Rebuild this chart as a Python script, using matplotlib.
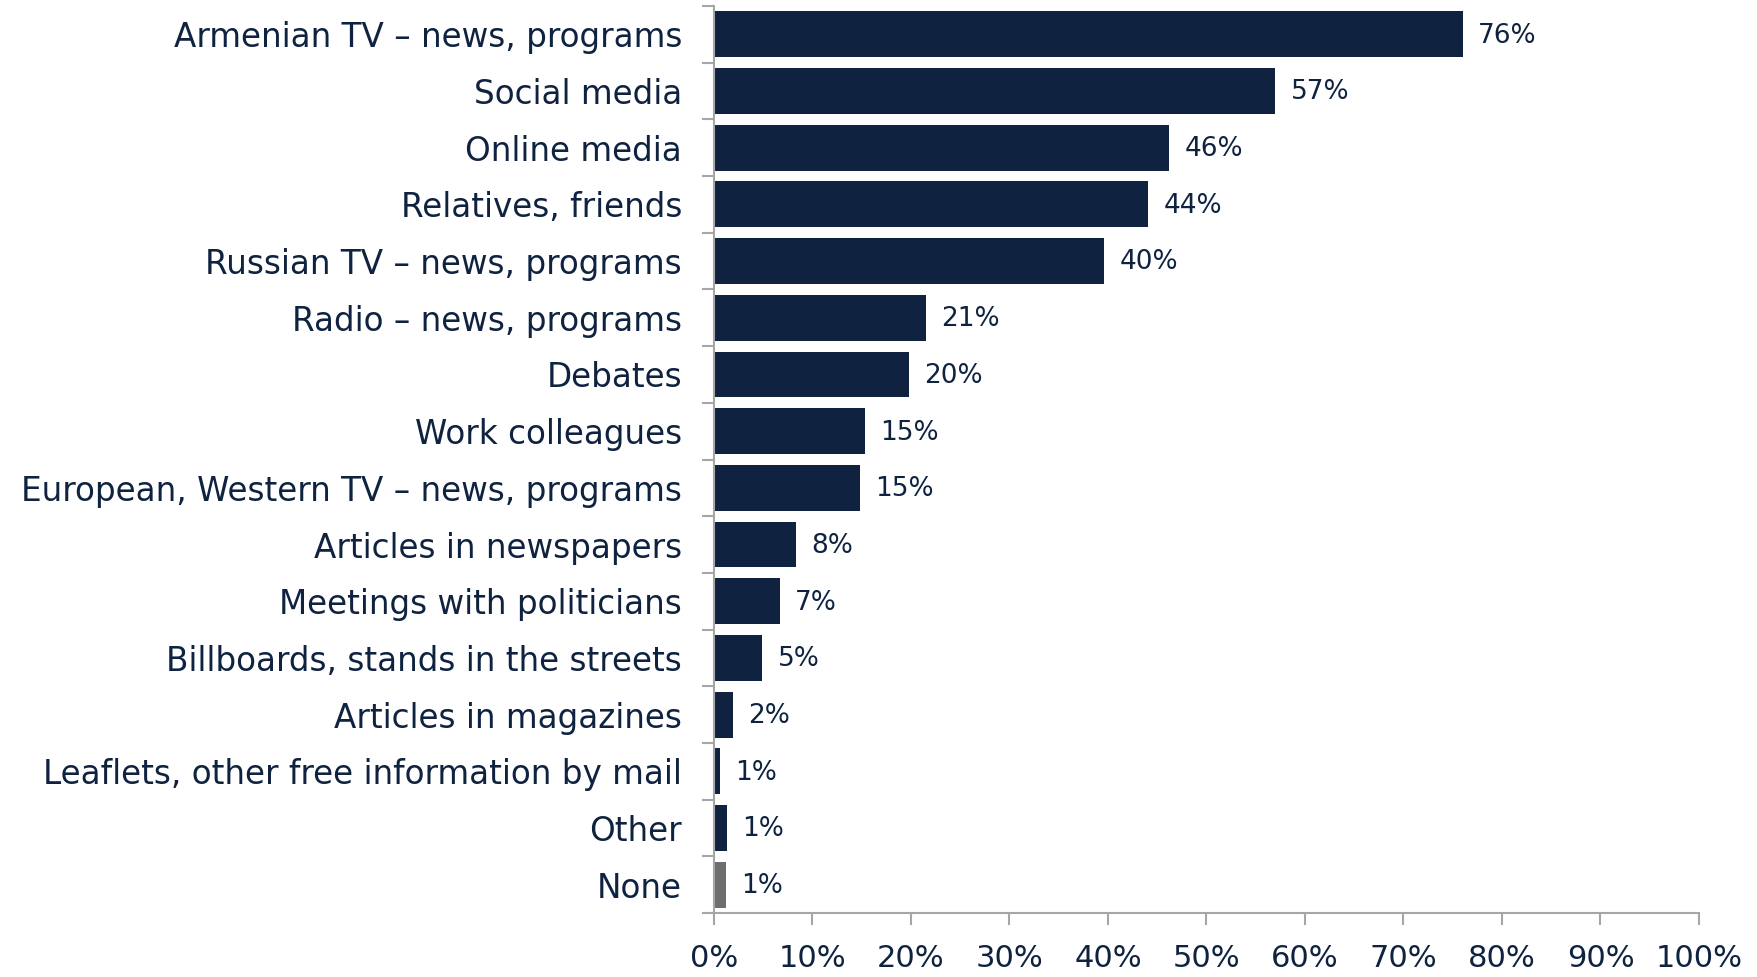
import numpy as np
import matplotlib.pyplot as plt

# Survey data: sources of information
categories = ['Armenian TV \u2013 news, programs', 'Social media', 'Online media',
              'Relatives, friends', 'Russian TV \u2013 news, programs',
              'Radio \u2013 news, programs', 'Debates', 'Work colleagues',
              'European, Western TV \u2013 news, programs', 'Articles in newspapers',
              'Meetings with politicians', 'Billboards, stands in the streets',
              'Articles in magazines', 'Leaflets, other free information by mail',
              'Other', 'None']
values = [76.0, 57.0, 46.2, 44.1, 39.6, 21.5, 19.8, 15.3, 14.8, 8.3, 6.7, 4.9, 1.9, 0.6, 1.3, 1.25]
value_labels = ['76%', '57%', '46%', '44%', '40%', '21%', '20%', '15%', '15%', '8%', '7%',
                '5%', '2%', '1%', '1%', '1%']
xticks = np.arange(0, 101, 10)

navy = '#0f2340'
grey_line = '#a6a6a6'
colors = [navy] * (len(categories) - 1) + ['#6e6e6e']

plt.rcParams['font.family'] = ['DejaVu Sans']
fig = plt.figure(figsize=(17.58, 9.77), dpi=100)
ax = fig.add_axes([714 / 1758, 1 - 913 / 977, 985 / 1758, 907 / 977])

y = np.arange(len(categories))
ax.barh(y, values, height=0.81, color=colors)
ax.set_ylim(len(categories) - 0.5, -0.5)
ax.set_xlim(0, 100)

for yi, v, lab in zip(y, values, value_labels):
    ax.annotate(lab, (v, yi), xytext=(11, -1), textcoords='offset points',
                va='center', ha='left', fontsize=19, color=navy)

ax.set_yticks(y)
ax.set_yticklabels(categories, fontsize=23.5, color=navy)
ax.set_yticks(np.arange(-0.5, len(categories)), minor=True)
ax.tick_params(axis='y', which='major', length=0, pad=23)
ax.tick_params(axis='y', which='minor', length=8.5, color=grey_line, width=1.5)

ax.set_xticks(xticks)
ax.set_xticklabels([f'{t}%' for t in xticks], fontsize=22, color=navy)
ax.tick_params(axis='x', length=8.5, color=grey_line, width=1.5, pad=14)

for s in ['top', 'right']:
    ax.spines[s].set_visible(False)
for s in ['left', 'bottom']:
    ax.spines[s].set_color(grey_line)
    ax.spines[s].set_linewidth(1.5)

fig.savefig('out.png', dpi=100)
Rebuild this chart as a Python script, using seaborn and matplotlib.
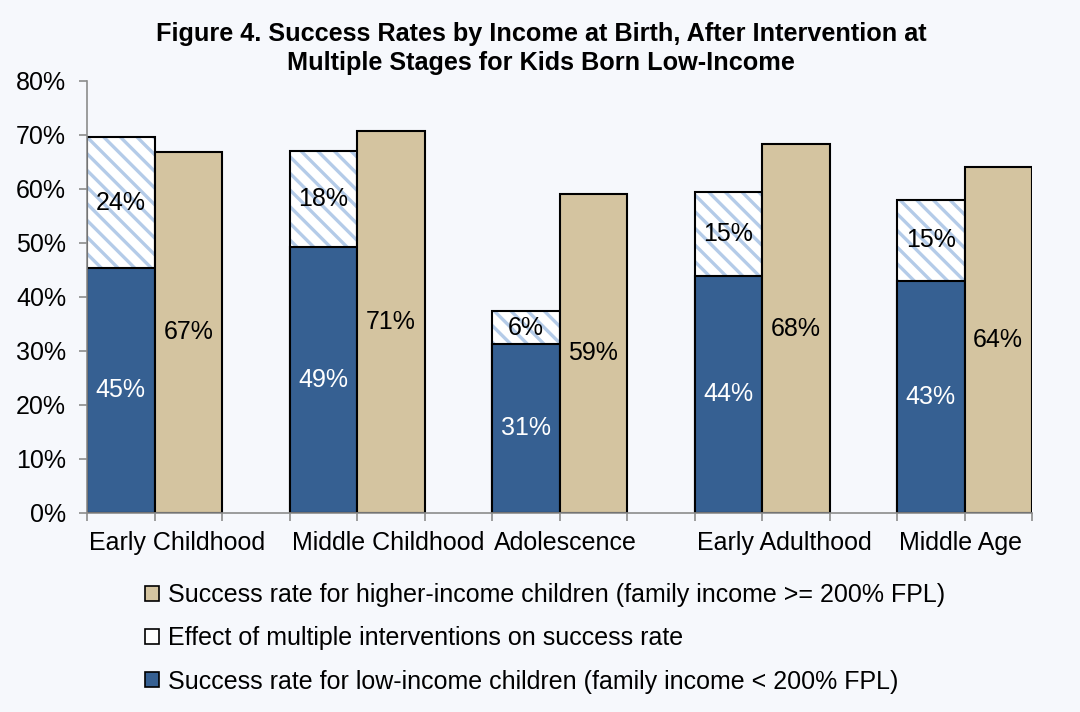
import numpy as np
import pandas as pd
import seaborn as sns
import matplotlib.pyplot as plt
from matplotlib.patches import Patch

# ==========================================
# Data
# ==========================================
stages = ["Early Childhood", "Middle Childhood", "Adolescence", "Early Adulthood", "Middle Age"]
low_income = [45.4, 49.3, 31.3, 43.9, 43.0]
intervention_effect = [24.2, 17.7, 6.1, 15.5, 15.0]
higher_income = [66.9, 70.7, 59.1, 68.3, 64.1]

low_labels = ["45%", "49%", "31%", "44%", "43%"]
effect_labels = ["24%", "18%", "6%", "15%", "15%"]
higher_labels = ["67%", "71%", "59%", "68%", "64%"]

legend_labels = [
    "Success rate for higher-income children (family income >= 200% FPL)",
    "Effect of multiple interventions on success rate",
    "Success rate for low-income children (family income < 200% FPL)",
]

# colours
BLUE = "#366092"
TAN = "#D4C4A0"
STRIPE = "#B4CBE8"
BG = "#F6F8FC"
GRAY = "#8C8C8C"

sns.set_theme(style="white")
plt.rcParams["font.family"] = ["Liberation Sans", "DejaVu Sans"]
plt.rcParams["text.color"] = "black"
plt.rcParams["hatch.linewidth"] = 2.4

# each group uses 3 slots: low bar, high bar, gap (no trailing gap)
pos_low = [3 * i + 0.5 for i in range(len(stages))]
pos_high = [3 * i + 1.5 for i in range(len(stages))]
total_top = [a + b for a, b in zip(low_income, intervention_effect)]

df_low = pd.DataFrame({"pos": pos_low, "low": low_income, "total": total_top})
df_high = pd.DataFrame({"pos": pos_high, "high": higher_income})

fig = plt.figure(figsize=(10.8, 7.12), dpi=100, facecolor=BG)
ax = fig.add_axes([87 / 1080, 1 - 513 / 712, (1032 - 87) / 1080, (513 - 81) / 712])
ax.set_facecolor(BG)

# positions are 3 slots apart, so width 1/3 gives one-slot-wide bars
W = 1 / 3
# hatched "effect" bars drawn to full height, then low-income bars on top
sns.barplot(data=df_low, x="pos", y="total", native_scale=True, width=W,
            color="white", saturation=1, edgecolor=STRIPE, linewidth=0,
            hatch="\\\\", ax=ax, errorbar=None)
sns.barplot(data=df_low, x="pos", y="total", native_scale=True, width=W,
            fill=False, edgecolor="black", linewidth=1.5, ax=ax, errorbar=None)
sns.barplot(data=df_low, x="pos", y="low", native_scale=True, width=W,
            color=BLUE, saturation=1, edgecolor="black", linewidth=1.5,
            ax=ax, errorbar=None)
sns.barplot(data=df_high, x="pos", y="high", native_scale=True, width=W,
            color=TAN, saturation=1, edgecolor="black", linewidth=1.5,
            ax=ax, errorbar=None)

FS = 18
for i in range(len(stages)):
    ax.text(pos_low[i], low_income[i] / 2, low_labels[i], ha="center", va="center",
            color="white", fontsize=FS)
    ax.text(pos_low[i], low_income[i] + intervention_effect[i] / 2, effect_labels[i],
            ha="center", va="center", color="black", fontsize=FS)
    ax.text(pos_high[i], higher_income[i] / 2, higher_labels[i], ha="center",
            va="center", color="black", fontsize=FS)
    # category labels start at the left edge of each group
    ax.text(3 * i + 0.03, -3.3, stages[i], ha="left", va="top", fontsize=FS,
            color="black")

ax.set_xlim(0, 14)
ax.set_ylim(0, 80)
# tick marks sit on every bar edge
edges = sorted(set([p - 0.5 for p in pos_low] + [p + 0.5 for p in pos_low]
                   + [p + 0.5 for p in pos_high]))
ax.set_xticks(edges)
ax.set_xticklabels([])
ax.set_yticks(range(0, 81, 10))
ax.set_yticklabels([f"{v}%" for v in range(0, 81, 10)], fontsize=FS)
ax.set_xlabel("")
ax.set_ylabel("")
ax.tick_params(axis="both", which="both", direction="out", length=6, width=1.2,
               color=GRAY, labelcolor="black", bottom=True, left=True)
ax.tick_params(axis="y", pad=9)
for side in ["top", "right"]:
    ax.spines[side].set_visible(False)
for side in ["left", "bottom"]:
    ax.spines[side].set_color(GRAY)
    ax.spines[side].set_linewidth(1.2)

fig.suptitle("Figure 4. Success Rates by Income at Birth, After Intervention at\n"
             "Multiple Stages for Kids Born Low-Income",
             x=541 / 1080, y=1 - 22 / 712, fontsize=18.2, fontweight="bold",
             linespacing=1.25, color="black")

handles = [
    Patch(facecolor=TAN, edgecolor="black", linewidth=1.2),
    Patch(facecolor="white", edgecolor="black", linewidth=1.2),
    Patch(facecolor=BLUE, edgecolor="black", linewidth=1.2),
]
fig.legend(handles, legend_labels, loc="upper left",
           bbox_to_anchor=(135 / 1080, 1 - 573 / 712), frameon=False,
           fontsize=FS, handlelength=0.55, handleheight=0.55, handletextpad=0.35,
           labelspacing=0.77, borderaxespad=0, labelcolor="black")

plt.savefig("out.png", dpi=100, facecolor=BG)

● What you need to do
A faithful copy of the records above is needed, with the pictures left out.

● Task result
Rebuild this chart as a Python script, using matplotlib.
import numpy as np
import matplotlib.pyplot as plt

# Survey data: sources of information
categories = ['Armenian TV \u2013 news, programs', 'Social media', 'Online media',
              'Relatives, friends', 'Russian TV \u2013 news, programs',
              'Radio \u2013 news, programs', 'Debates', 'Work colleagues',
              'European, Western TV \u2013 news, programs', 'Articles in newspapers',
              'Meetings with politicians', 'Billboards, stands in the streets',
              'Articles in magazines', 'Leaflets, other free information by mail',
              'Other', 'None']
values = [76.0, 57.0, 46.2, 44.1, 39.6, 21.5, 19.8, 15.3, 14.8, 8.3, 6.7, 4.9, 1.9, 0.6, 1.3, 1.25]
value_labels = ['76%', '57%', '46%', '44%', '40%', '21%', '20%', '15%', '15%', '8%', '7%',
                '5%', '2%', '1%', '1%', '1%']
xticks = np.arange(0, 101, 10)

navy = '#0f2340'
grey_line = '#a6a6a6'
colors = [navy] * (len(categories) - 1) + ['#6e6e6e']

plt.rcParams['font.family'] = ['DejaVu Sans']
fig = plt.figure(figsize=(17.58, 9.77), dpi=100)
ax = fig.add_axes([714 / 1758, 1 - 913 / 977, 985 / 1758, 907 / 977])

y = np.arange(len(categories))
ax.barh(y, values, height=0.81, color=colors)
ax.set_ylim(len(categories) - 0.5, -0.5)
ax.set_xlim(0, 100)

for yi, v, lab in zip(y, values, value_labels):
    ax.annotate(lab, (v, yi), xytext=(11, -1), textcoords='offset points',
                va='center', ha='left', fontsize=19, color=navy)

ax.set_yticks(y)
ax.set_yticklabels(categories, fontsize=23.5, color=navy)
ax.set_yticks(np.arange(-0.5, len(categories)), minor=True)
ax.tick_params(axis='y', which='major', length=0, pad=23)
ax.tick_params(axis='y', which='minor', length=8.5, color=grey_line, width=1.5)

ax.set_xticks(xticks)
ax.set_xticklabels([f'{t}%' for t in xticks], fontsize=22, color=navy)
ax.tick_params(axis='x', length=8.5, color=grey_line, width=1.5, pad=14)

for s in ['top', 'right']:
    ax.spines[s].set_visible(False)
for s in ['left', 'bottom']:
    ax.spines[s].set_color(grey_line)
    ax.spines[s].set_linewidth(1.5)

fig.savefig('out.png', dpi=100)
Rebuild this chart as a Python script, using seaborn and matplotlib.
import numpy as np
import pandas as pd
import seaborn as sns
import matplotlib.pyplot as plt
from matplotlib.patches import Patch

# ==========================================
# Data
# ==========================================
stages = ["Early Childhood", "Middle Childhood", "Adolescence", "Early Adulthood", "Middle Age"]
low_income = [45.4, 49.3, 31.3, 43.9, 43.0]
intervention_effect = [24.2, 17.7, 6.1, 15.5, 15.0]
higher_income = [66.9, 70.7, 59.1, 68.3, 64.1]

low_labels = ["45%", "49%", "31%", "44%", "43%"]
effect_labels = ["24%", "18%", "6%", "15%", "15%"]
higher_labels = ["67%", "71%", "59%", "68%", "64%"]

legend_labels = [
    "Success rate for higher-income children (family income >= 200% FPL)",
    "Effect of multiple interventions on success rate",
    "Success rate for low-income children (family income < 200% FPL)",
]

# colours
BLUE = "#366092"
TAN = "#D4C4A0"
STRIPE = "#B4CBE8"
BG = "#F6F8FC"
GRAY = "#8C8C8C"

sns.set_theme(style="white")
plt.rcParams["font.family"] = ["Liberation Sans", "DejaVu Sans"]
plt.rcParams["text.color"] = "black"
plt.rcParams["hatch.linewidth"] = 2.4

# each group uses 3 slots: low bar, high bar, gap (no trailing gap)
pos_low = [3 * i + 0.5 for i in range(len(stages))]
pos_high = [3 * i + 1.5 for i in range(len(stages))]
total_top = [a + b for a, b in zip(low_income, intervention_effect)]

df_low = pd.DataFrame({"pos": pos_low, "low": low_income, "total": total_top})
df_high = pd.DataFrame({"pos": pos_high, "high": higher_income})

fig = plt.figure(figsize=(10.8, 7.12), dpi=100, facecolor=BG)
ax = fig.add_axes([87 / 1080, 1 - 513 / 712, (1032 - 87) / 1080, (513 - 81) / 712])
ax.set_facecolor(BG)

# positions are 3 slots apart, so width 1/3 gives one-slot-wide bars
W = 1 / 3
# hatched "effect" bars drawn to full height, then low-income bars on top
sns.barplot(data=df_low, x="pos", y="total", native_scale=True, width=W,
            color="white", saturation=1, edgecolor=STRIPE, linewidth=0,
            hatch="\\\\", ax=ax, errorbar=None)
sns.barplot(data=df_low, x="pos", y="total", native_scale=True, width=W,
            fill=False, edgecolor="black", linewidth=1.5, ax=ax, errorbar=None)
sns.barplot(data=df_low, x="pos", y="low", native_scale=True, width=W,
            color=BLUE, saturation=1, edgecolor="black", linewidth=1.5,
            ax=ax, errorbar=None)
sns.barplot(data=df_high, x="pos", y="high", native_scale=True, width=W,
            color=TAN, saturation=1, edgecolor="black", linewidth=1.5,
            ax=ax, errorbar=None)

FS = 18
for i in range(len(stages)):
    ax.text(pos_low[i], low_income[i] / 2, low_labels[i], ha="center", va="center",
            color="white", fontsize=FS)
    ax.text(pos_low[i], low_income[i] + intervention_effect[i] / 2, effect_labels[i],
            ha="center", va="center", color="black", fontsize=FS)
    ax.text(pos_high[i], higher_income[i] / 2, higher_labels[i], ha="center",
            va="center", color="black", fontsize=FS)
    # category labels start at the left edge of each group
    ax.text(3 * i + 0.03, -3.3, stages[i], ha="left", va="top", fontsize=FS,
            color="black")

ax.set_xlim(0, 14)
ax.set_ylim(0, 80)
# tick marks sit on every bar edge
edges = sorted(set([p - 0.5 for p in pos_low] + [p + 0.5 for p in pos_low]
                   + [p + 0.5 for p in pos_high]))
ax.set_xticks(edges)
ax.set_xticklabels([])
ax.set_yticks(range(0, 81, 10))
ax.set_yticklabels([f"{v}%" for v in range(0, 81, 10)], fontsize=FS)
ax.set_xlabel("")
ax.set_ylabel("")
ax.tick_params(axis="both", which="both", direction="out", length=6, width=1.2,
               color=GRAY, labelcolor="black", bottom=True, left=True)
ax.tick_params(axis="y", pad=9)
for side in ["top", "right"]:
    ax.spines[side].set_visible(False)
for side in ["left", "bottom"]:
    ax.spines[side].set_color(GRAY)
    ax.spines[side].set_linewidth(1.2)

fig.suptitle("Figure 4. Success Rates by Income at Birth, After Intervention at\n"
             "Multiple Stages for Kids Born Low-Income",
             x=541 / 1080, y=1 - 22 / 712, fontsize=18.2, fontweight="bold",
             linespacing=1.25, color="black")

handles = [
    Patch(facecolor=TAN, edgecolor="black", linewidth=1.2),
    Patch(facecolor="white", edgecolor="black", linewidth=1.2),
    Patch(facecolor=BLUE, edgecolor="black", linewidth=1.2),
]
fig.legend(handles, legend_labels, loc="upper left",
           bbox_to_anchor=(135 / 1080, 1 - 573 / 712), frameon=False,
           fontsize=FS, handlelength=0.55, handleheight=0.55, handletextpad=0.35,
           labelspacing=0.77, borderaxespad=0, labelcolor="black")

plt.savefig("out.png", dpi=100, facecolor=BG)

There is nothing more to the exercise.